The Rochdale Nine Locks in Manchester

When the Rochdale Canal was built it terminated at a basin at Dale Street, Piccadilly, bacause the Duke of Bridgewater would not agree to the Rochdale linking into the Bridgewater Canal. However when proposals were made to extend the Manchester Bolton and Bury Canal past Rochdale to Sladen and on to Sowerby Bridge, he realised that trans-Pennine traffic would by-pass his canal with a great loss of potential revenue.

He changed his mind and allowed the Rochdale Canal Company to construct the link, which consisted of nine locks over a mile and a half. He did, however, insist that his own workers constructed the final lock linking into his canal at Castlefield, and that he maintained control of this lock, which is still known as the Duke's Lock.

Lock 92, Rochdale Nine
The Duke's Lock, Lock 92, linking the Bridgewater Canal to the Rochdale Canal.

When it was first constructed, the section of the Rochdale Canal between Locks 91 and 92 ran in a shallow tunnel beneath the Duke of Bridgewater's field at Castlefield. Most of this was later opened out except for a short section below Deansgate.

Rochdale Nine
The section between Castlefield and Deansgate was originally constructed as a shallow tunnel.

A more recent tunnel has been created at Piccadilly where an office building was constructed over the canal, which squeezes between the concrete foundation pillars.
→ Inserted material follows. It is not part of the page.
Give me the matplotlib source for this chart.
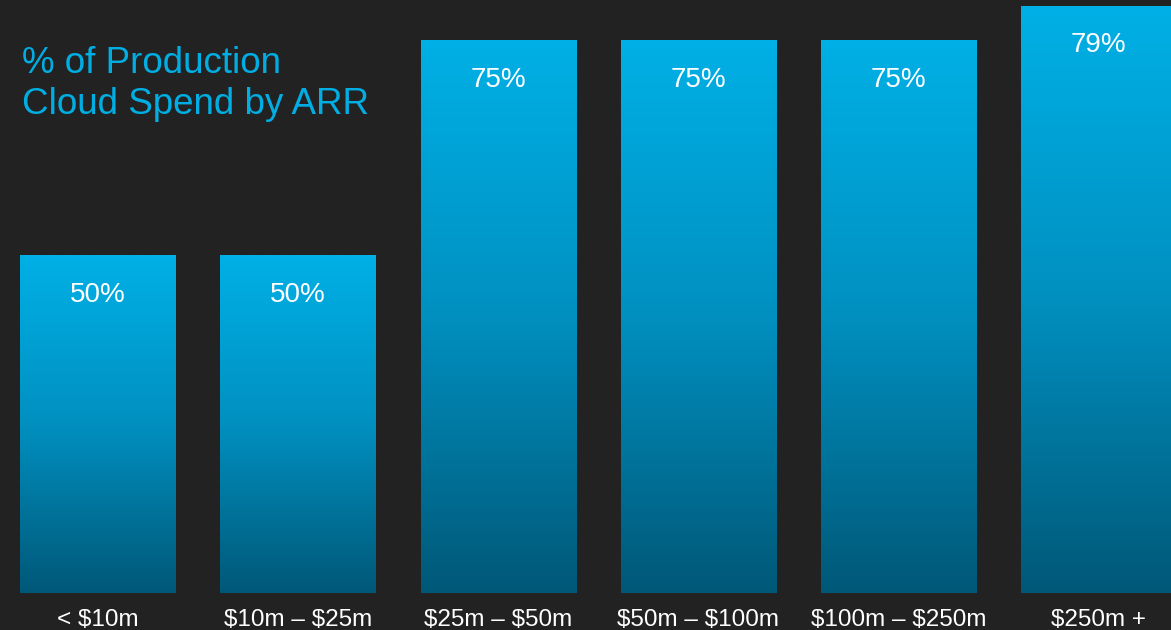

When most of the country's canals were nationalised, the Rochdale Canal remained privately owned by the Rochdale Canal Company. The company charged a toll of thirty pounds for boats using the one and a half mile stretch of canal, an amount that many boaters resented because the locks had not been well maintained and had the reputation of being some of the most difficult locks to use.

In recent years the ownership of the canal has passed to the Rochdale Canal Trust and the operation of it has been taken over by British Waterways, who have abolished the toll and carried out significant improvements to the Manchester section in preparation for the opening of the restored canal through to Yorkshire in 2002.

Canal Street, Rochdale Nine
The best-known part of the Rochdale Nine to many people is the section alongside Canal Street, in the area known as Manchester's "Gay Village".

When the rest of the Rochdale Canal fell into disuse and was closed, the nine locks through central Manchester remained open, linking the Bridgewater and Ashton Canals and forming part of the "Cheshire Ring".